Do Not Grow Weary | Friar Reflections | The Twenty-Ninth Sunday in Ordinary Time

Dear Parishioners,

Saints of God, the Lord be with you!

In today’s Gospel according to Luke (18:1-8), Jesus tells the story of a judge “who neither feared God nor respected any human being” confronted by a persistent widow. At the start of the Gospel, in a very unusual turn, Luke has Jesus telling us the point of the parable: “pray always without becoming weary.”

This theme goes well with the first reading from the Book of Exodus (17:8-13) in which Moses does become weary in his prayer so that Aaron and Hur “supported his (raised up) hands, so that his hands remained steady till sunset.” One of the great blessings in my life as a Franciscan is that our fraternity gathers twice-a-day, morning and evening, to pray the Liturgy of the Hours as a community. I start my day at 4 a.m., during which I drink two cups of coffee, and spend an hour reading Scripture, praying with some devotionals, and reading the Gospel of the day. All of this so that I can prepare a daily homily or work on my homily for Sunday. My alone time with God is important to me, but after all of this, to be honest, sometimes I don’t feel like praying together with my brothers.

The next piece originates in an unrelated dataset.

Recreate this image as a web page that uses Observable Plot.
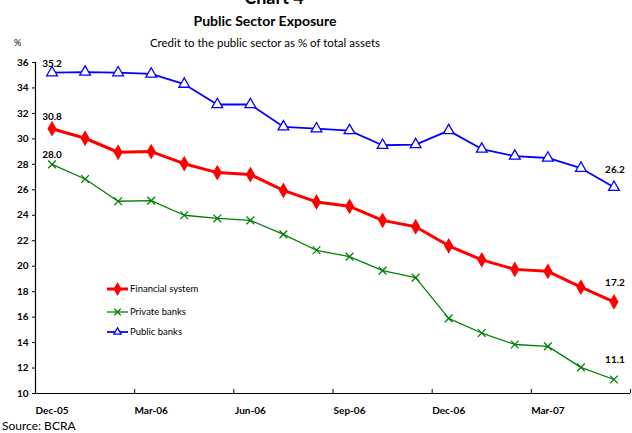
<!DOCTYPE html>
<html><head><meta charset="utf-8">
<script src="https://cdn.jsdelivr.net/npm/d3@7"></script>
<script src="https://cdn.jsdelivr.net/npm/@observablehq/plot@0.6"></script>
<style>
body{margin:0;background:#fff;font-family:Lato,"Open Sans",sans-serif;}
#wrap{position:relative;width:632px;height:433px;overflow:hidden;}
.t{position:absolute;white-space:nowrap;color:#000;}
#leg{position:absolute;left:0;top:0;}
</style></head><body>
<div id="wrap">
<div class="t" style="left:0;width:548px;text-align:center;top:-14px;font-size:18px;font-weight:bold;">Chart 4</div>
<div class="t" style="left:0;width:530px;text-align:center;top:12px;font-size:14px;font-weight:bold;">Public Sector Exposure</div>
<div class="t" style="left:0;width:530px;text-align:center;top:36px;font-size:11.5px;">Credit to the public sector as % of total assets</div>
<div class="t" style="left:14px;top:37px;font-size:9px;">%</div>
<div class="t" style="left:2px;top:418px;font-size:12px;">Source: BCRA</div>
<div id="chart"></div>
</div>
<script>
const months = ["Dec-05","Jan-06","Feb-06","Mar-06","Apr-06","May-06","Jun-06","Jul-06","Aug-06","Sep-06","Oct-06","Nov-06","Dec-06","Jan-07","Feb-07","Mar-07","Apr-07","May-07"];
const financialSystem = [30.8,30.05,28.95,29.0,28.05,27.35,27.2,25.95,25.05,24.7,23.6,23.1,21.6,20.5,19.75,19.6,18.35,17.2];
const privateBanks = [28.0,26.85,25.1,25.15,24.0,23.75,23.6,22.5,21.25,20.75,19.65,19.1,15.9,14.75,13.85,13.7,12.05,11.1];
const publicBanks = [35.2,35.25,35.2,35.1,34.3,32.7,32.7,30.95,30.8,30.65,29.5,29.55,30.65,29.2,28.65,28.5,27.7,26.2];
const yTicks = [10,12,14,16,18,20,22,24,26,28,30,32,34,36];
const xLabelIdx = [0,3,6,9,12,15];
const xTickIdx = [2.5,5.5,8.5,11.5,14.5,17.5];

const series = [
  {name:"Financial system", values:financialSystem, color:"#ff0000", sw:3, symbol:"diamond", fill:"#ff0000", r:4, labelDy:-12},
  {name:"Private banks", values:privateBanks, color:"#008000", sw:1.3, symbol:"times", fill:"none", r:3.6, labelDy:-10},
  {name:"Public banks", values:publicBanks, color:"#0000ff", sw:1.8, symbol:"triangle", fill:"white", r:4, labelDy:-9}
];
const endDy = {"Financial system":-19,"Private banks":-20,"Public banks":-17};

const marks = [];
marks.push(Plot.ruleY([10], {x1:-0.5, x2:17.5, stroke:"#000", strokeWidth:1.2}));
marks.push(Plot.ruleX([-0.5], {y1:10, y2:36, stroke:"#000", strokeWidth:1.2}));
marks.push(Plot.axisY({ticks:yTicks, tickSize:3, tickPadding:4, fontSize:10, fontWeight:"bold", label:null}));
marks.push(Plot.axisX({ticks:xTickIdx, tickSize:-4, tickFormat:()=>"", strokeWidth:1, label:null}));
marks.push(Plot.axisX({ticks:xLabelIdx, tickSize:0, tickPadding:13, fontSize:10, fontWeight:"bold", tickFormat:i=>months[i], label:null}));
for (const s of series) {
  const data = s.values.map((v,i)=>({i, v}));
  marks.push(Plot.line(data, {x:"i", y:"v", stroke:s.color, strokeWidth:s.sw}));
  marks.push(Plot.dot(data, {x:"i", y:"v", symbol:()=>s.symbol, r:s.r, stroke:s.color, fill:s.fill, strokeWidth:1.3}));
  marks.push(Plot.text([data[0]], {x:"i", y:"v", text:d=>d.v.toFixed(1), dy:s.labelDy, dx:0, fontSize:10, fontWeight:"bold"}));
  marks.push(Plot.text([data[data.length-1]], {x:"i", y:"v", text:d=>d.v.toFixed(1), dy:endDy[s.name], dx:1, fontSize:10, fontWeight:"bold"}));
}

const chart = Plot.plot({
  width:632, height:433,
  marginLeft:35, marginRight:2, marginTop:62, marginBottom:40,
  style:{fontFamily:"Lato, 'Open Sans', sans-serif", background:"transparent", overflow:"visible"},
  x:{type:"linear", domain:[-0.5,17.5], axis:null, label:null},
  y:{domain:[10,36], axis:null, label:null},
  symbol:{type:"identity"},
  marks
});
document.getElementById("chart").appendChild(chart);

// legend
const NS = "http://www.w3.org/2000/svg";
const leg = document.createElementNS(NS,"svg");
leg.setAttribute("id","leg"); leg.setAttribute("width",632); leg.setAttribute("height",433);
const legY = [289,312,332];
series.forEach((s,k)=>{
  const y = legY[k];
  const line = document.createElementNS(NS,"line");
  line.setAttribute("x1",107); line.setAttribute("x2",128); line.setAttribute("y1",y); line.setAttribute("y2",y);
  line.setAttribute("stroke",s.color); line.setAttribute("stroke-width",s.sw);
  leg.appendChild(line);
  const p = document.createElementNS(NS,"path");
  const sym = {diamond:d3.symbolDiamond, times:d3.symbolTimes, triangle:d3.symbolTriangle2}[s.symbol];
  p.setAttribute("d", d3.symbol(sym, Math.PI*(s.r-0.6)*(s.r-0.6))());
  p.setAttribute("transform",`translate(117.5,${y})`);
  p.setAttribute("stroke",s.color); p.setAttribute("fill",s.fill); p.setAttribute("stroke-width",1.3);
  leg.appendChild(p);
  const t = document.createElementNS(NS,"text");
  t.setAttribute("x",130); t.setAttribute("y",y); t.setAttribute("dy","0.35em");
  t.setAttribute("font-size",9.5); t.setAttribute("font-family","Lato, 'Open Sans', sans-serif");
  t.textContent = s.name;
  leg.appendChild(t);
});
document.getElementById("wrap").appendChild(leg);
</script>
</body></html>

But I do. I think the first reading shows us the need for, and the benefit of having, a support circle so that we don’t so easily walk away from our time with God. I need the witness of my brothers to help sustain me when the temptation is to not pray. And I would hope that they in some small way see my presence at our communal prayer as a help to them. All of this praying during the week helps me to better celebrate the Sunday Eucharist, the great communal prayer of the Church.

That’s the outline of how my prayer life is lived. But what of yours? So often in confession people say that they have neglected prayer. I gently ask them what their ideal prayer life would look like, and most of the time they give a description that closely resembles mine: a lot of time spent in relative quiet.

I say to them that may be an unrealistic expectation. Instead, I encourage them to salt their day with short prayers.

  • THANKS: Meister Eckhart, a 14th century German theologian wrote, “If the only prayer a person prays is ‘thank you,’ that is enough”
  • WOW or HELP: At the end of the day, before going to sleep, review the day and discover the blessings for which they are thankful, and for the things they regret, ask forgiveness.

No matter how we pray, the important thing is that we keep praying. Especially during the week as this will help prepare you for Sunday liturgy. Never give up on prayer. But be warned! Over time, prayer will change us more and more into the image of Christ.